• Material

* * * * * * * * *

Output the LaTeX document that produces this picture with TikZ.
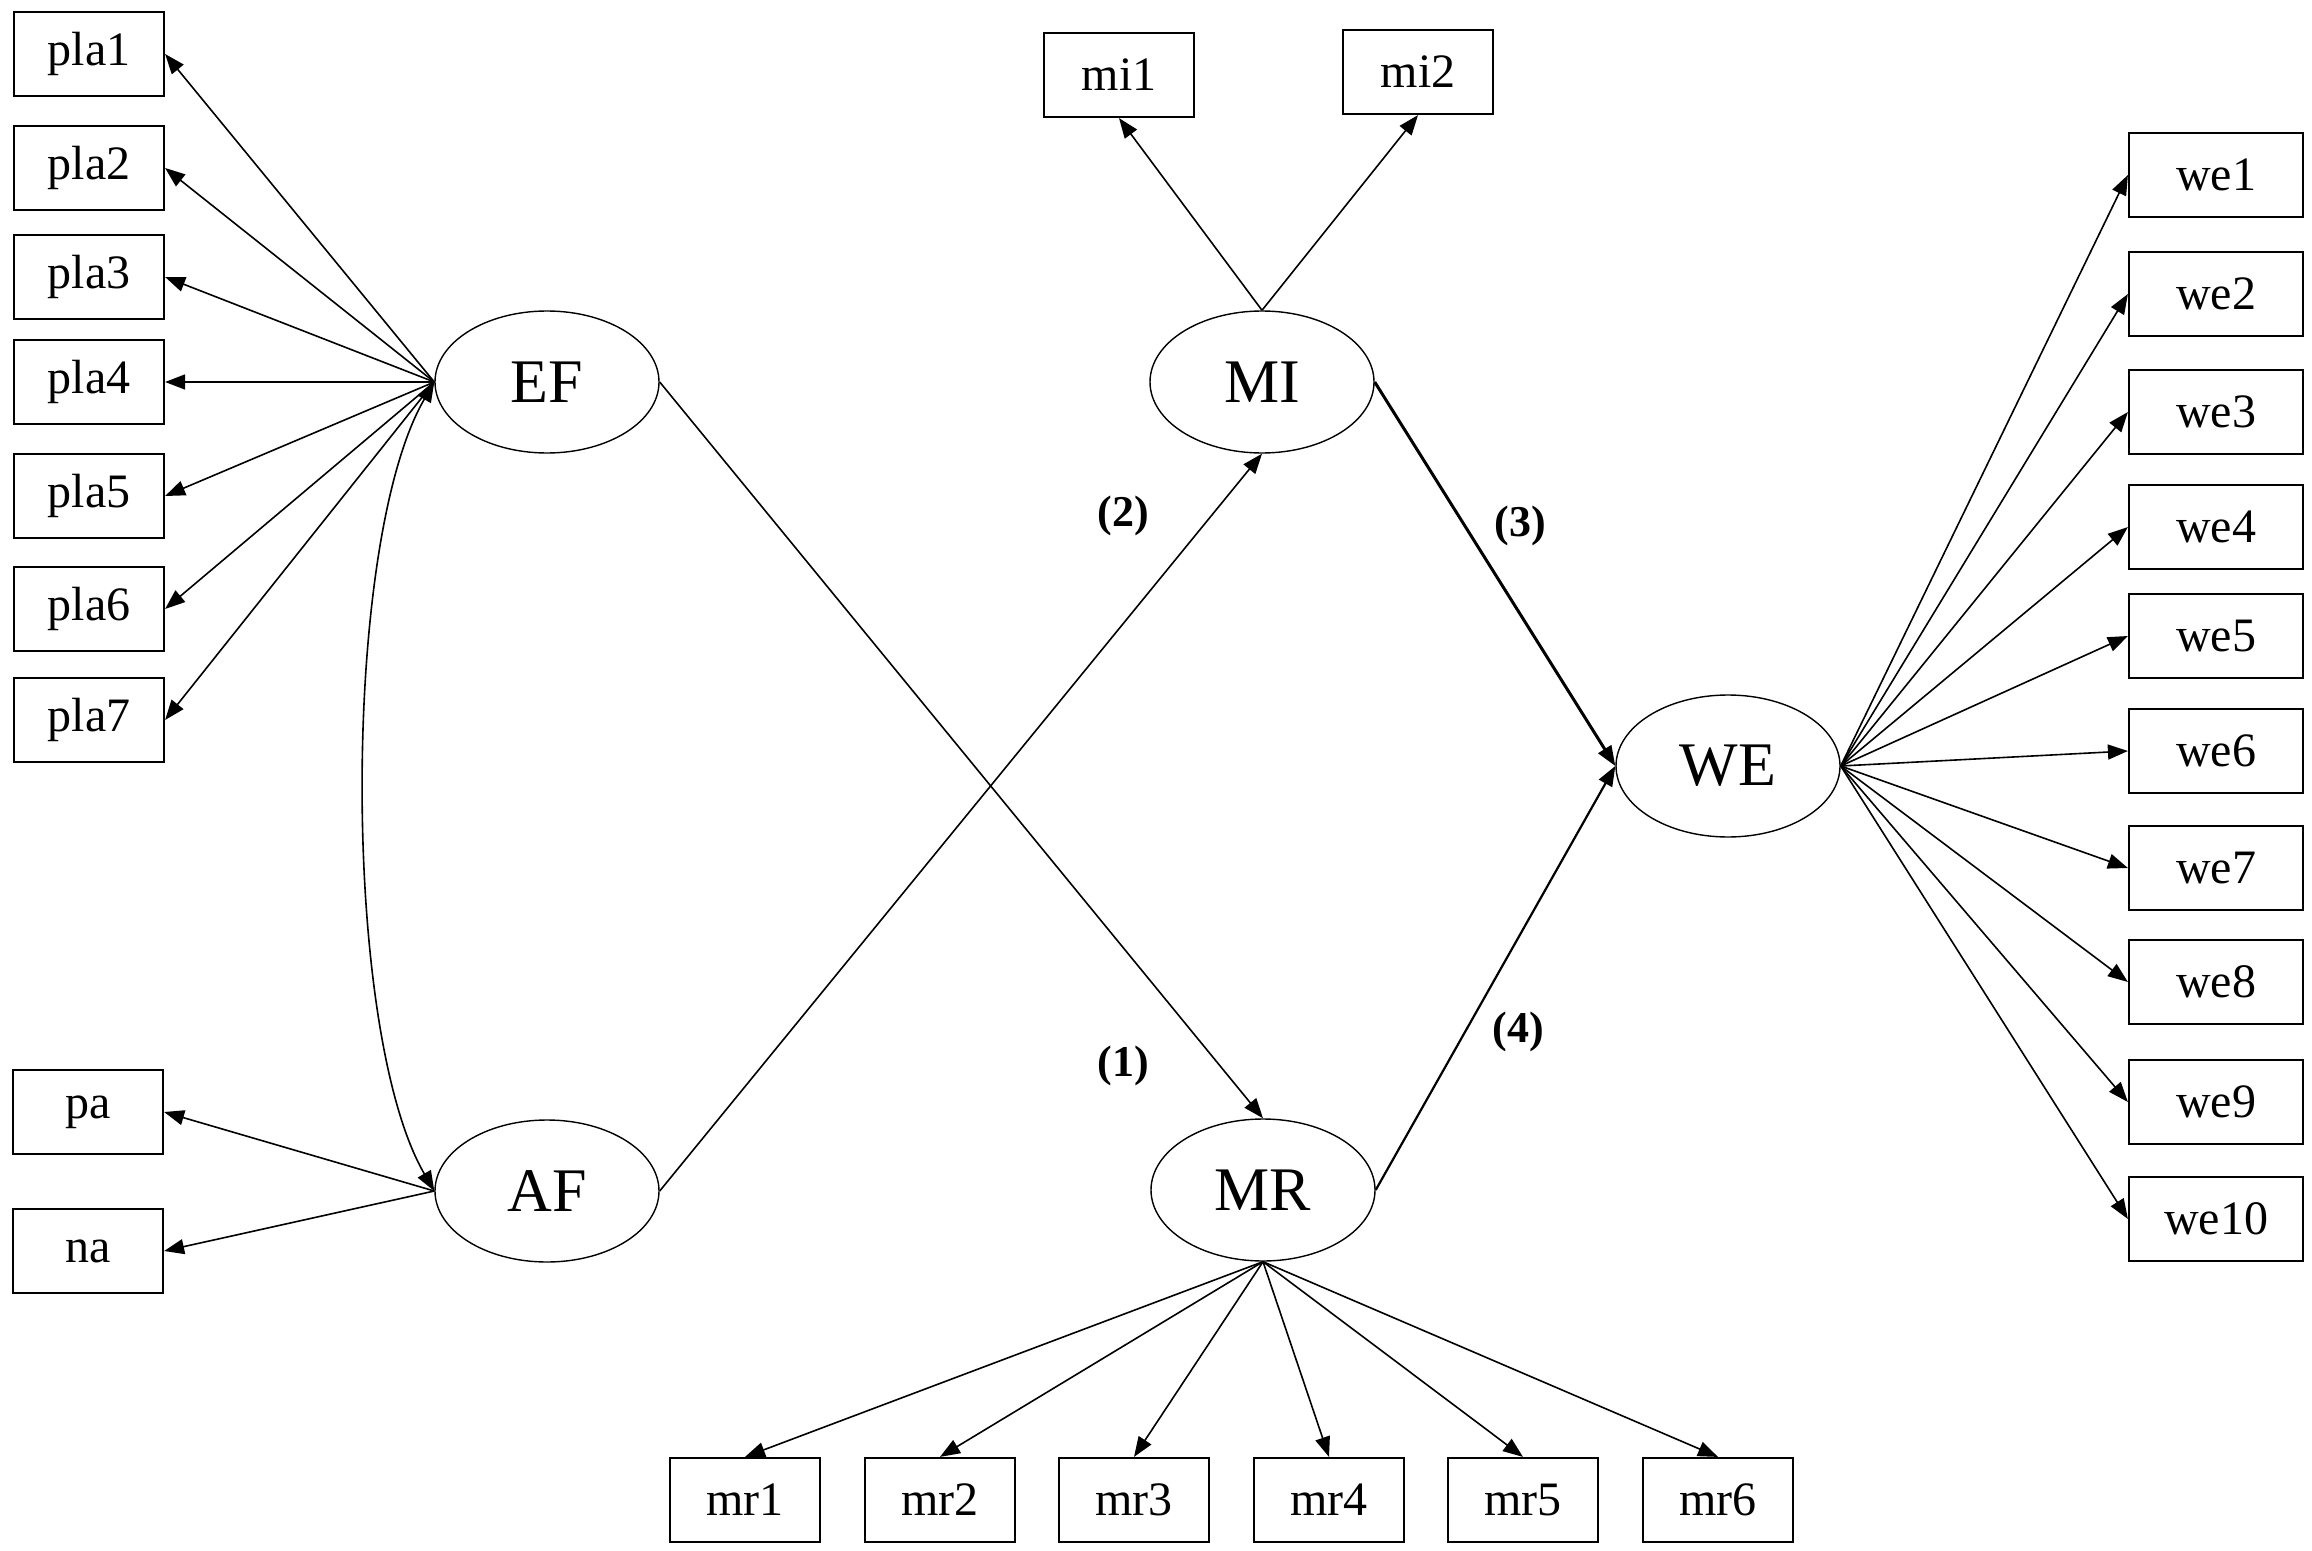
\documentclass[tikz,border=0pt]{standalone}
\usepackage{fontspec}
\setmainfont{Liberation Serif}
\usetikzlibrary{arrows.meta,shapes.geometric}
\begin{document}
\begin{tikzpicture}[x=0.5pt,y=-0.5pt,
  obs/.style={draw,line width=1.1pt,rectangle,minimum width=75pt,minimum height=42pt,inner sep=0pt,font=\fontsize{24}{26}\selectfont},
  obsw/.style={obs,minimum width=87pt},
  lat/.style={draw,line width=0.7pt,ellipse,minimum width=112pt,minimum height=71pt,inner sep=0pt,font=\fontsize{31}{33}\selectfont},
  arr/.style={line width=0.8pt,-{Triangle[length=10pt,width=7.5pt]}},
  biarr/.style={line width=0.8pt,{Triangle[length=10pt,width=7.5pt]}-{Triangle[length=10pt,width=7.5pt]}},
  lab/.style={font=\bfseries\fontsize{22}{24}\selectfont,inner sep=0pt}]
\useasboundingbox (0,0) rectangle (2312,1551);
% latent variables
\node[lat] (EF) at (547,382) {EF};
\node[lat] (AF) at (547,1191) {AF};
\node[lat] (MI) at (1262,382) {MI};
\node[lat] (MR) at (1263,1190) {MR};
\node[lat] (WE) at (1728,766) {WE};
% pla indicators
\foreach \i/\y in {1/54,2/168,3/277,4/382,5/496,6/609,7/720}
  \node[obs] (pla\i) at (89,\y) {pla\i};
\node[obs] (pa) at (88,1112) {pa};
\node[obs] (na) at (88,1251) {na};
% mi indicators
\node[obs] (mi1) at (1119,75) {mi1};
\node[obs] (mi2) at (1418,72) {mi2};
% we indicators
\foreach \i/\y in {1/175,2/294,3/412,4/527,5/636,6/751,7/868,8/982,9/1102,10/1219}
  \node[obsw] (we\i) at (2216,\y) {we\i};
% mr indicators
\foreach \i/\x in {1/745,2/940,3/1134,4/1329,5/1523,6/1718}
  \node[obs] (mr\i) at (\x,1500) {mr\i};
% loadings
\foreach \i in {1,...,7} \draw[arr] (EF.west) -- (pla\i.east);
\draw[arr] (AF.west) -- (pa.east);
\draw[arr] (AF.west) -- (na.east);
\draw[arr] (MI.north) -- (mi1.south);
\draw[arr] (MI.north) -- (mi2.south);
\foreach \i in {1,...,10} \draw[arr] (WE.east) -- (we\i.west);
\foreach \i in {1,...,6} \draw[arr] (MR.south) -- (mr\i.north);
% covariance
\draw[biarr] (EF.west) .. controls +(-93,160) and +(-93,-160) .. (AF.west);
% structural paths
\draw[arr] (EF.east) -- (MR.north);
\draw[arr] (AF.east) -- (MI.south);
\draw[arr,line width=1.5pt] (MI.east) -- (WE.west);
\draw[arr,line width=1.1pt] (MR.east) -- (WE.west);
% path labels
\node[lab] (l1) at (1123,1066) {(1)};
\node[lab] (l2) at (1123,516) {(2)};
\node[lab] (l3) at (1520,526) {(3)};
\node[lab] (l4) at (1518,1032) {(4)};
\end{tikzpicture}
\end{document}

* * * * * * * * *

• What is asked
Print the whole listing above once more, word for word, without its pictures.

• Task result
Output the LaTeX document that produces this picture with TikZ.
\documentclass[tikz,border=0pt]{standalone}
\usepackage{fontspec}
\setmainfont{Liberation Serif}
\usetikzlibrary{arrows.meta,shapes.geometric}
\begin{document}
\begin{tikzpicture}[x=0.5pt,y=-0.5pt,
  obs/.style={draw,line width=1.1pt,rectangle,minimum width=75pt,minimum height=42pt,inner sep=0pt,font=\fontsize{24}{26}\selectfont},
  obsw/.style={obs,minimum width=87pt},
  lat/.style={draw,line width=0.7pt,ellipse,minimum width=112pt,minimum height=71pt,inner sep=0pt,font=\fontsize{31}{33}\selectfont},
  arr/.style={line width=0.8pt,-{Triangle[length=10pt,width=7.5pt]}},
  biarr/.style={line width=0.8pt,{Triangle[length=10pt,width=7.5pt]}-{Triangle[length=10pt,width=7.5pt]}},
  lab/.style={font=\bfseries\fontsize{22}{24}\selectfont,inner sep=0pt}]
\useasboundingbox (0,0) rectangle (2312,1551);
% latent variables
\node[lat] (EF) at (547,382) {EF};
\node[lat] (AF) at (547,1191) {AF};
\node[lat] (MI) at (1262,382) {MI};
\node[lat] (MR) at (1263,1190) {MR};
\node[lat] (WE) at (1728,766) {WE};
% pla indicators
\foreach \i/\y in {1/54,2/168,3/277,4/382,5/496,6/609,7/720}
  \node[obs] (pla\i) at (89,\y) {pla\i};
\node[obs] (pa) at (88,1112) {pa};
\node[obs] (na) at (88,1251) {na};
% mi indicators
\node[obs] (mi1) at (1119,75) {mi1};
\node[obs] (mi2) at (1418,72) {mi2};
% we indicators
\foreach \i/\y in {1/175,2/294,3/412,4/527,5/636,6/751,7/868,8/982,9/1102,10/1219}
  \node[obsw] (we\i) at (2216,\y) {we\i};
% mr indicators
\foreach \i/\x in {1/745,2/940,3/1134,4/1329,5/1523,6/1718}
  \node[obs] (mr\i) at (\x,1500) {mr\i};
% loadings
\foreach \i in {1,...,7} \draw[arr] (EF.west) -- (pla\i.east);
\draw[arr] (AF.west) -- (pa.east);
\draw[arr] (AF.west) -- (na.east);
\draw[arr] (MI.north) -- (mi1.south);
\draw[arr] (MI.north) -- (mi2.south);
\foreach \i in {1,...,10} \draw[arr] (WE.east) -- (we\i.west);
\foreach \i in {1,...,6} \draw[arr] (MR.south) -- (mr\i.north);
% covariance
\draw[biarr] (EF.west) .. controls +(-93,160) and +(-93,-160) .. (AF.west);
% structural paths
\draw[arr] (EF.east) -- (MR.north);
\draw[arr] (AF.east) -- (MI.south);
\draw[arr,line width=1.5pt] (MI.east) -- (WE.west);
\draw[arr,line width=1.1pt] (MR.east) -- (WE.west);
% path labels
\node[lab] (l1) at (1123,1066) {(1)};
\node[lab] (l2) at (1123,516) {(2)};
\node[lab] (l3) at (1520,526) {(3)};
\node[lab] (l4) at (1518,1032) {(4)};
\end{tikzpicture}
\end{document}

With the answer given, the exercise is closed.